Une autre mesure suscite l’indignation de certains : l’instauration par les préfets de « périmètres de protection » lors d’événements publics, au sein desquels sont autorisées des palpations de sécurité, une inspection visuelle de bagages et, avec l’accord du conducteur, la fouille des véhicules. Actuellement, ces pouvoirs sont effectifs pour une durée maximale de 24 heures. Une fois la loi antiterroriste adoptée, la décision pourra prendre effet durant un mois. « Ça va même plus loin que ce que prévoyait l’état d’urgence. Et on ose nous parler de texte ‘‘équilibré’’ ! », s’indigne le député Ugo Bernalicis.

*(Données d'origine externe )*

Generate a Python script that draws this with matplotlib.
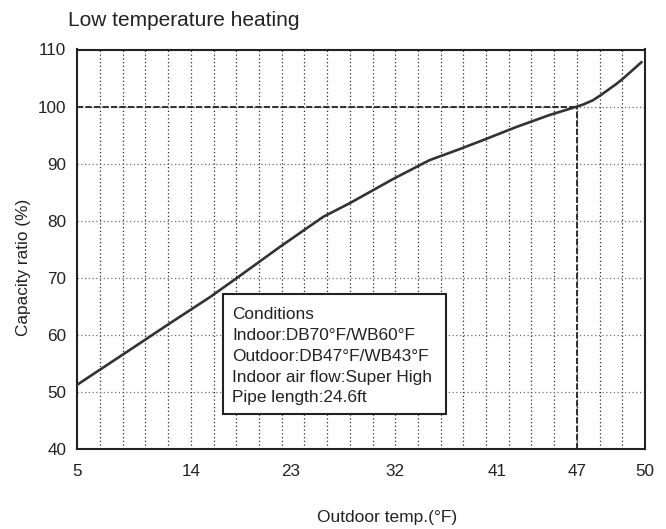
import numpy as np
import matplotlib
matplotlib.use("Agg")
import matplotlib.pyplot as plt
from matplotlib.patches import Rectangle

plt.rcParams['font.family'] = ['Liberation Sans', 'DejaVu Sans']

# ---- data read from the chart ----
outdoor_temp_f = [5, 8.9, 12.3, 15.7, 18.3, 22.0, 25.8, 28.1, 31.8, 35.0,
                  37.6, 39.7, 42.4, 44.9, 47.0, 47.3, 47.7, 48.05, 48.4, 48.75,
                  49.0, 49.4, 49.85]
capacity_ratio = [51.3, 57.0, 62.0, 66.6, 70.2, 75.4, 80.7, 83.1, 87.3, 90.6,
                  92.5, 94.1, 96.4, 98.5, 100.0, 100.4, 101.1, 102.0, 103.0, 104.0,
                  104.8, 106.2, 107.8]

x_tick_labels = [5, 14, 23, 32, 41, 47, 50]
x_tick_cells = [0, 5, 9.4, 14, 18.5, 22, 25]   # where each label sits on the 25-cell grid
y_ticks = [40, 50, 60, 70, 80, 90, 100, 110]
rated_temp = 47
rated_ratio = 100

title = "Low temperature heating"
xlabel = "Outdoor temp.(°F)"
ylabel = "Capacity ratio (%)"
conditions = ["Conditions",
              "Indoor:DB70°F/WB60°F",
              "Outdoor:DB47°F/WB43°F",
              "Indoor air flow:Super High",
              "Pipe length:24.6ft"]

# ---- scale mapping (the chart's x axis is drawn on a 25-cell grid) ----
tv = np.array(x_tick_labels, float)
tc = np.array(x_tick_cells, float)


def fwd(x):
    x = np.asarray(x, float)
    y = np.interp(x, tv, tc)
    y = np.where(x < tv[0], tc[0] + (x - tv[0]) / 1.8, y)
    y = np.where(x > tv[-1], tc[-1] + (x - tv[-1]) / 1.0, y)
    return y


def inv(c):
    c = np.asarray(c, float)
    x = np.interp(c, tc, tv)
    x = np.where(c < tc[0], tv[0] + (c - tc[0]) * 1.8, x)
    x = np.where(c > tc[-1], tv[-1] + (c - tc[-1]) * 1.0, x)
    return x


W, H = 666, 529
fig = plt.figure(figsize=(W / 100, H / 100), dpi=100)
ax = fig.add_axes([77.3 / W, 1 - 449.2 / H, (645 - 77.3) / W, (449.2 - 49.5) / H])

ax.set_xscale('function', functions=(fwd, inv))
ax.set_xlim(tv[0], tv[-1])
ax.set_ylim(y_ticks[0], y_ticks[-1])

# grid
ax.set_xticks(x_tick_labels)
ax.set_xticklabels([str(v) for v in x_tick_labels])
ax.set_xticks(inv(np.arange(1, 25)), minor=True)
ax.set_yticks(y_ticks)
ax.tick_params(axis='both', which='both', length=0, labelsize=12.3, colors='#222222')
ax.tick_params(axis='x', pad=10.3)
ax.tick_params(axis='y', pad=8.0)
ax.grid(False)
for c in np.arange(1, 25):
    ax.axvline(inv(c), color='#2a2a2a', lw=0.9, ls=(0, (1, 2)), zorder=1)
for yv in y_ticks[1:-1]:
    ax.axhline(yv, color='#707070', lw=0.9, ls=(0, (1, 2)), zorder=1)

# rated reference lines
ax.plot([tv[0], rated_temp], [rated_ratio, rated_ratio], color='#222222', lw=1.3,
        ls=(0, (3.5, 1.2)), zorder=2)
ax.plot([rated_temp, rated_temp], [y_ticks[0], rated_ratio], color='#222222', lw=1.3,
        ls=(0, (3.5, 1.2)), zorder=2)

# curve
ax.plot(outdoor_temp_f, capacity_ratio, color='#333333', lw=1.9, zorder=3,
        solid_joinstyle='round', solid_capstyle='round')

for s in ax.spines.values():
    s.set_linewidth(1.5)
    s.set_color('#222222')

# conditions box
bx0 = (223.3 - 77.3) / 567.7
bx1 = (446 - 77.3) / 567.7
by1 = (449.2 - 294) / 399.7
by0 = (449.2 - 413.7) / 399.7
ax.add_patch(Rectangle((bx0, by0), bx1 - bx0, by1 - by0, transform=ax.transAxes,
                       facecolor='white', edgecolor='#222222', lw=1.5, zorder=4))
baselines_px = [319, 340, 361, 381.7, 402.3]
for line, bp in zip(conditions, baselines_px):
    ax.text((232 - 77.3) / 567.7, (449.2 - bp) / 399.7, line, transform=ax.transAxes,
            fontsize=12.4, color='#222222', va='baseline', ha='left', zorder=5)

# titles / labels
fig.text(68.3 / W, 1 - 25.5 / H, title, fontsize=15, color='#222222',
         ha='left', va='baseline')
fig.text(387.5 / W, 1 - 521.7 / H, xlabel, fontsize=12.5, color='#222222',
         ha='center', va='baseline')
fig.text(23.7 / W, 1 - 267.7 / H, ylabel, fontsize=12.4, color='#222222',
         ha='center', va='center', rotation=90)

fig.savefig('out.png', dpi=100, facecolor='white')
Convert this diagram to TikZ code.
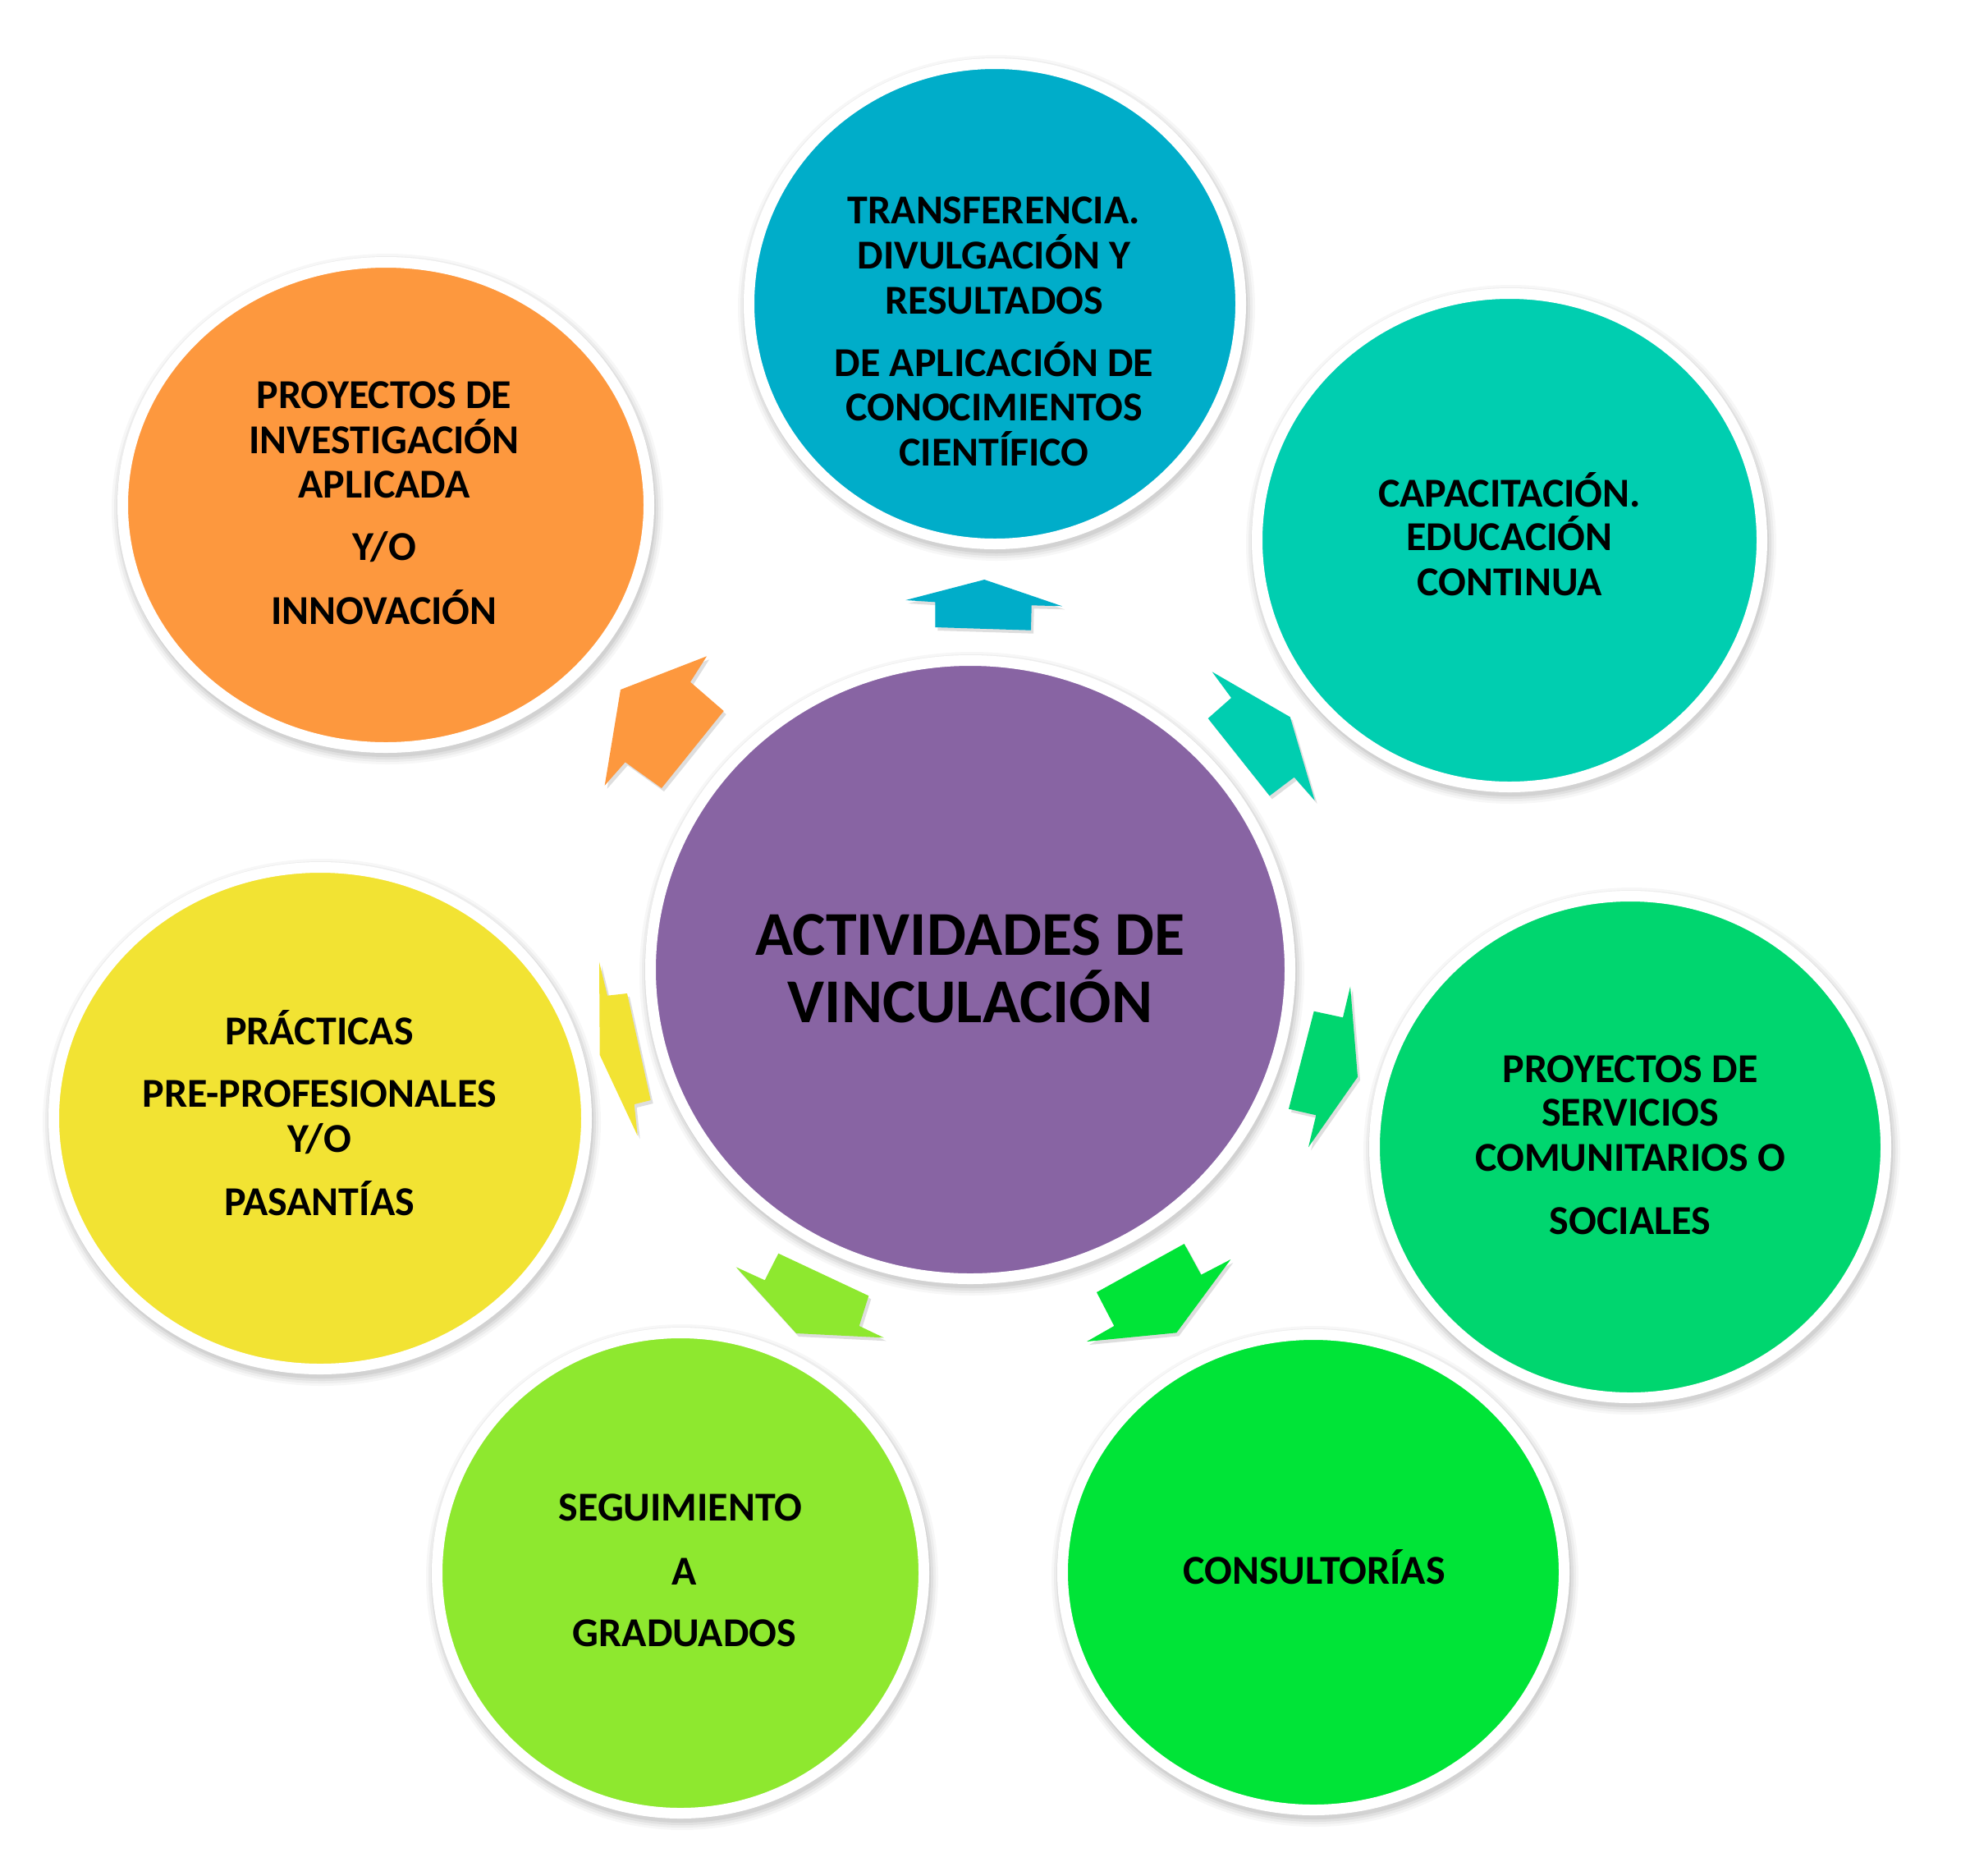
\documentclass[tikz,border=0pt]{standalone}
\usepackage{fontspec}
\setmainfont{Carlito}
\usetikzlibrary{shapes.geometric}
\definecolor{cblue}{HTML}{00ADC9}
\definecolor{corange}{HTML}{FD983E}
\definecolor{cteal}{HTML}{00CEB0}
\definecolor{cpurple}{HTML}{8864A3}
\definecolor{cyellow}{HTML}{F2E333}
\definecolor{cgreens}{HTML}{00D66F}
\definecolor{clight}{HTML}{8EE82F}
\definecolor{cgreen}{HTML}{00E437}
\newcommand{\bub}[6]{%
  \foreach \k/\o in {9/0.03,6/0.04,3/0.05,0/0.06}{%
    \fill[black,opacity=\o] (#2+2,#3+5) ellipse [x radius=#4+13+\k, y radius=#5+13+\k];}
  \node[bubble,fill=#6,minimum width=2*#4+13,minimum height=2*#5+13] (#1) at (#2,#3) {};}
\newcommand{\arr}[2]{%
  \fill[black,opacity=0.13,shift={(3,4)}] #2 -- cycle;
  \fill[#1] #2 -- cycle;}
\begin{document}
\begin{tikzpicture}[x=1pt,y=-1pt,
  bubble/.style={ellipse,draw=white,line width=13pt,inner sep=0pt,outer sep=0pt},
  lbl/.style={anchor=base,inner sep=0pt,text=black,font=\fontsize{50}{55}\selectfont\bfseries},
  ttl/.style={anchor=base,inner sep=0pt,text=black,font=\fontsize{76}{82}\selectfont\bfseries}]
\useasboundingbox[fill=white] (0,0) rectangle (2400,2284);
% circles
\bub{blue}{1212}{370}{293}{286}{cblue}
\bub{orange}{470}{615}{314}{289}{corange}
\bub{teal}{1839}{658}{301}{294}{cteal}
\bub{center}{1182}{1181}{383}{370}{cpurple}
\bub{yellow}{390}{1362}{318}{299}{cyellow}
\bub{servicios}{1986}{1397}{305}{299}{cgreens}
\bub{seguimiento}{829}{1916}{290}{286}{clight}
\bub{consult}{1600}{1915}{299}{283}{cgreen}
% arrows
\arr{cblue}{(1199.3,706) -- (1294,738.3) -- (1256.7,737.3) -- (1256,767.7) -- (1139.3,764) -- (1139.3,733.3) -- (1103.3,731)}
\arr{corange}{(861,799.3) -- (841,830.7) -- (881.7,866) -- (806,960) -- (761.7,928.3) -- (736.7,956.7) -- (756,840)}
\arr{cteal}{(1476.7,818.3) -- (1571.7,873.3) -- (1601.7,975) -- (1576.7,946.7) -- (1546.7,969.3) -- (1471.7,875) -- (1500,850)}
\arr{cgreens}{(1645,1201.7) -- (1654,1311.7) -- (1594,1397.3) -- (1603.3,1358.3) -- (1570,1350.7) -- (1600.7,1231.7) -- (1636,1239.3)}
\arr{cgreen}{(1442.7,1515) -- (1463.3,1552.7) -- (1499.3,1534) -- (1433.3,1623.3) -- (1324,1634) -- (1357.3,1615) -- (1336,1574)}
\arr{clight}{(896.7,1543.3) -- (931.7,1559.3) -- (948.3,1526.7) -- (1058.3,1578.3) -- (1046.7,1615) -- (1076.7,1629.3) -- (970,1624)}
\arr{cyellow}{(730,1171.7) -- (740,1212.7) -- (764,1210) -- (792.7,1340) -- (772.7,1345) -- (776.7,1383.3) -- (730.7,1285)}
% texts
\node[ttl] (t1) at (1182,1163.5) {ACTIVIDADES DE};
\node[ttl] (t2) at (1182,1245.7) {VINCULACIÓN};
\node[lbl] (b1) at (1211,272.5) {TRANSFERENCIA.};
\node[lbl] (b2) at (1211,327.5) {DIVULGACIÓN Y};
\node[lbl] (b3) at (1211,382.5) {RESULTADOS};
\node[lbl] (b4) at (1211,458.5) {DE APLICACIÓN DE};
\node[lbl] (b5) at (1211,512) {CONOCIMIENTOS};
\node[lbl] (b6) at (1211,567) {CIENTÍFICO};
\node[lbl] (o1) at (468,497) {PROYECTOS DE};
\node[lbl] (o2) at (468,552) {INVESTIGACIÓN};
\node[lbl] (o3) at (468,606) {APLICADA};
\node[lbl] (o4) at (468,682.5) {Y/O};
\node[lbl] (o5) at (468,760.5) {INNOVACIÓN};
\node[lbl] (e1) at (1839,617) {CAPACITACIÓN.};
\node[lbl] (e2) at (1839,670) {EDUCACIÓN};
\node[lbl] (e3) at (1839,725) {CONTINUA};
\node[lbl] (s1) at (1986,1318) {PROYECTOS DE};
\node[lbl] (s2) at (1986,1371.5) {SERVICIOS};
\node[lbl] (s3) at (1986,1426.6) {COMUNITARIOS O};
\node[lbl] (s4) at (1986,1503) {SOCIALES};
\node[lbl] (y1) at (389,1272) {PRÁCTICAS};
\node[lbl] (y2) at (389,1348.5) {PRE-PROFESIONALES};
\node[lbl] (y3) at (389,1403.6) {Y/O};
\node[lbl] (y4) at (389,1480) {PASANTÍAS};
\node[lbl] (g1) at (829,1852) {SEGUIMIENTO};
\node[lbl] (g2) at (834,1930) {A};
\node[lbl] (g3) at (834,2005) {GRADUADOS};
\node[lbl] (c1) at (1601,1929) {CONSULTORÍAS};
\end{tikzpicture}
\end{document}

Au-delà d’une « atteinte à la liberté d’aller et venir », comme l’affirme William Bourdon, ces mesures controversées posent également un « problème de séparation des pouvoirs ». Un avis partagé par la Quadrature du Net : « Ce projet de loi vise à permettre au pouvoir exécutif d’écarter le droit pénal […], au profit d’un droit administratif neuf et nu qui lui déliera les mains des attaches qui le retenaient de l’arbitraire. »

Évidemment, le gouvernement et sa majorité se défendent de toute dérive autoritaire. « Nous avons entendu toutes les craintes et les avons prises en compte, affirme la présidente de la commission des lois, Yaël Braun-Pivet (LREM). C’est un texte équilibré qui allie notre besoin de protection au respect des libertés fondamentales. »

En réalité, la commission des lois a sagement écouté Gérard Collomb, en revenant sur nombre d’amendements déposés par le Sénat. Les parlementaires avaient, par exemple, limité le pointage d’un individu faisant l’objet d’une assignation à résidence à trois par semaine, au lieu d’un chaque jour. Les 348 sénateurs avaient également abrogé l’obligation, pour les personnes assignées à résidence, de fournir leurs numéros de téléphone et identifiants e-mail. En vain. De même, la commission n’a retenu que très peu d’amendements proposés pendant les treize heures de réunion consacrées à l’étude du texte : « C’était vraiment surréaliste ! Nous avons proposé un amendement de suppression par article, mais personne ne nous a écoutés, lâche Ugo Bernalicis, membre de la commission. Même les députés En marche ! ayant déposé des amendements dissonants, comme Alain Tourret, ont été ignorés. En fin de compte, tout ce qu’on nous dit, c’est : ‘‘Si vous ne votez pas ce texte, vous serez responsables en cas d’attentat.” »

Malgré les oppositions et les avertissements, à partir du 25 septembre, les 577 députés de l’Assemblée nationale seront donc invités à voter un projet de loi menaçant pour les libertés individuelles. « Je rétablirai les libertés des Français à l’automne, parce que les libertés sont la condition de l’existence d’une démocratie forte », avait déclaré Emmanuel Macron lors de son discours à Versailles, début juillet. Visiblement, Jupiter a une vision bien à lui d’une « démocratie forte ».